# Task instructions
Beginning with the line that contains "Reproduce this chart with matplotlib." and ending with the line that contains "asian_sn = [95, 94, 89, 90]", reproduce each line exactly; include both and add nothing.

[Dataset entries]
:::::

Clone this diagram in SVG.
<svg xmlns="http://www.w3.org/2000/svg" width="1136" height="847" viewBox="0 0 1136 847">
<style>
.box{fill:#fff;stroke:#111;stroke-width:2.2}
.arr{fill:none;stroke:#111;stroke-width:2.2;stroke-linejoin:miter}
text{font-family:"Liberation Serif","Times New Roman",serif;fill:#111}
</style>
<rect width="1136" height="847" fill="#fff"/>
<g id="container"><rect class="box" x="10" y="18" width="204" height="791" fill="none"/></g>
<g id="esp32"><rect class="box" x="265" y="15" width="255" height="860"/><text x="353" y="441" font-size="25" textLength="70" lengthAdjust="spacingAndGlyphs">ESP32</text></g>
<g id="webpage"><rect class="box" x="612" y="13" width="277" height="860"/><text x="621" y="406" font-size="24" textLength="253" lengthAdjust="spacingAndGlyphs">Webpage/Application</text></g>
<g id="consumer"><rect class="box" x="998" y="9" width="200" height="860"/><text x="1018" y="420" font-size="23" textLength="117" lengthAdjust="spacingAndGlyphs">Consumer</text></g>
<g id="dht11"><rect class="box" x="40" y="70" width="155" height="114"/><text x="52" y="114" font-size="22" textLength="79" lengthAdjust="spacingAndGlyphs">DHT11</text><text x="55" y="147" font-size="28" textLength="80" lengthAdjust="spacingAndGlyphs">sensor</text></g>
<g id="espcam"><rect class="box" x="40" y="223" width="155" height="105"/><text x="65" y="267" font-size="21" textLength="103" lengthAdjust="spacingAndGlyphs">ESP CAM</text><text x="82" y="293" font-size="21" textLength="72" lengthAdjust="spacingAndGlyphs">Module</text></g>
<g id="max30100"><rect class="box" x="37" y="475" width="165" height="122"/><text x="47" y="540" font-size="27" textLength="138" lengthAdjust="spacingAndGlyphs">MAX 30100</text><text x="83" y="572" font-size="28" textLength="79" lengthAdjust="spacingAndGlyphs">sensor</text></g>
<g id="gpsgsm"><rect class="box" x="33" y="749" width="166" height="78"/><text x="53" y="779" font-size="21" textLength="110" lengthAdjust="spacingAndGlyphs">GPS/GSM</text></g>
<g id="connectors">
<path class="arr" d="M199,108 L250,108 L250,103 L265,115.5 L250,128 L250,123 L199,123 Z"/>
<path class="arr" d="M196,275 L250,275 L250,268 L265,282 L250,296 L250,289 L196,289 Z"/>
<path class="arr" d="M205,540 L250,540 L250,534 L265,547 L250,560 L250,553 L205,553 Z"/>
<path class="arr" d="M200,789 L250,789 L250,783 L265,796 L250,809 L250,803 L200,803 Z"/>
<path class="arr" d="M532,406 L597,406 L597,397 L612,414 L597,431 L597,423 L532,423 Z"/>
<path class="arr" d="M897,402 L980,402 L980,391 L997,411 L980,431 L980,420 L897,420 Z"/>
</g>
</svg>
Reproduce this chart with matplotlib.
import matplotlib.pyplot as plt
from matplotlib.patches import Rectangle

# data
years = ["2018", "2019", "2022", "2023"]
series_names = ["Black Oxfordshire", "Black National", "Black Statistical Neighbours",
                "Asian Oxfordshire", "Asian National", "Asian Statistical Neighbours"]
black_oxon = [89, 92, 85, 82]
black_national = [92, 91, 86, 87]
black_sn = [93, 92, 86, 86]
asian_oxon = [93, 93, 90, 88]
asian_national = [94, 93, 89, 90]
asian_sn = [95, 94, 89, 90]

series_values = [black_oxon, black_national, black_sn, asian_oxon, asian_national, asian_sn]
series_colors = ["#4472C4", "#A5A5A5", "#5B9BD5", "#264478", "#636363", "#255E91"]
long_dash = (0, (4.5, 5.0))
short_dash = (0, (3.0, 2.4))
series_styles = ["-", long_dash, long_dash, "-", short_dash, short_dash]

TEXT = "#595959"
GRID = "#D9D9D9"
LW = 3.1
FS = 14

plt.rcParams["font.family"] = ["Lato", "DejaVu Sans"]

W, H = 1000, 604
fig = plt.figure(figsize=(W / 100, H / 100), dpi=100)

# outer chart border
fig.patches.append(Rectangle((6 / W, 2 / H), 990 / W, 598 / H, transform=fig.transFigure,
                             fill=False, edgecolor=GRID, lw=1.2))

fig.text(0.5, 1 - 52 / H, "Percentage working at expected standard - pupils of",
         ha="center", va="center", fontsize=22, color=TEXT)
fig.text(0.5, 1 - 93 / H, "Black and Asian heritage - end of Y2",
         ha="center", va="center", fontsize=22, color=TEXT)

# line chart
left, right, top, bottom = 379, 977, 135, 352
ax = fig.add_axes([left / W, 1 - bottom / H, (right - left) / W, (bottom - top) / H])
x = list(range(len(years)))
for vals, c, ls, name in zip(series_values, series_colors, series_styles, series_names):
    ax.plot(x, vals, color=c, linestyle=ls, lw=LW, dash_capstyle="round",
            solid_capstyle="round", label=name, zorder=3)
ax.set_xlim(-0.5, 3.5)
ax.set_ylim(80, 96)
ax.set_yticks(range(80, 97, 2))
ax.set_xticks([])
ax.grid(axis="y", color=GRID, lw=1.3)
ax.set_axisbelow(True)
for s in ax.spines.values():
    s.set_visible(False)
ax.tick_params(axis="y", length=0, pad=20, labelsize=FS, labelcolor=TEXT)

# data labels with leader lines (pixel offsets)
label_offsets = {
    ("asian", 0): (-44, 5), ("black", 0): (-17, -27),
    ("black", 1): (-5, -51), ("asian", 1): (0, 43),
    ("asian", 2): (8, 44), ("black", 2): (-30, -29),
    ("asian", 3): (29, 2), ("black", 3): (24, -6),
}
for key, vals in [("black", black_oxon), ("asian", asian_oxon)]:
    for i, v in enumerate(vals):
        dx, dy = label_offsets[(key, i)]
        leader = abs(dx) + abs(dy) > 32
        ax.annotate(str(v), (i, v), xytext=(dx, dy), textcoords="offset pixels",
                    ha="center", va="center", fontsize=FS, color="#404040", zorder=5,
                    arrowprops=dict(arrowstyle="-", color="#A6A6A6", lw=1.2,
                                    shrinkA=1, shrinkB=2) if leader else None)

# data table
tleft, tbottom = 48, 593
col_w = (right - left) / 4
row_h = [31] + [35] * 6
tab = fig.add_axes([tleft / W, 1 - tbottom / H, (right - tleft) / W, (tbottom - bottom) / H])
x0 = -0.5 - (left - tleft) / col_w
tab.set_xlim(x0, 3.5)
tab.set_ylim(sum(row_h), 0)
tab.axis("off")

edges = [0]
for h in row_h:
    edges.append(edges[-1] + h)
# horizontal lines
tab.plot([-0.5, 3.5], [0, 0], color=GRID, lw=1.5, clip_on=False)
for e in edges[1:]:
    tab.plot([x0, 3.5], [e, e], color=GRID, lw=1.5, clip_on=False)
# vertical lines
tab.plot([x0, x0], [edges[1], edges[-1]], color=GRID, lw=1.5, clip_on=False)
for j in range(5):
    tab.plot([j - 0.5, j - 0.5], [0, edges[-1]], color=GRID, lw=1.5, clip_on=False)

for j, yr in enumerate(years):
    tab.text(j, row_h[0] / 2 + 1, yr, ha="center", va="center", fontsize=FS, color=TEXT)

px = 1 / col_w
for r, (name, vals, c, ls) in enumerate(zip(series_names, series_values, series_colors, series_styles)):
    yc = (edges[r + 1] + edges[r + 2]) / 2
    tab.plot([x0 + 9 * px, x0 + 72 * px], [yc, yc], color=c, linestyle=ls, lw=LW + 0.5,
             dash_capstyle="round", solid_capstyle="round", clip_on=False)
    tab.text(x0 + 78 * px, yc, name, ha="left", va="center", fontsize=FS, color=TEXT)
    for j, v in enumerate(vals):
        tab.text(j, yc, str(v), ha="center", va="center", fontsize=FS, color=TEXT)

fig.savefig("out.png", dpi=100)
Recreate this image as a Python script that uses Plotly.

:::::

# Expected answer
Reproduce this chart with matplotlib.
import matplotlib.pyplot as plt
from matplotlib.patches import Rectangle

# data
years = ["2018", "2019", "2022", "2023"]
series_names = ["Black Oxfordshire", "Black National", "Black Statistical Neighbours",
                "Asian Oxfordshire", "Asian National", "Asian Statistical Neighbours"]
black_oxon = [89, 92, 85, 82]
black_national = [92, 91, 86, 87]
black_sn = [93, 92, 86, 86]
asian_oxon = [93, 93, 90, 88]
asian_national = [94, 93, 89, 90]
asian_sn = [95, 94, 89, 90]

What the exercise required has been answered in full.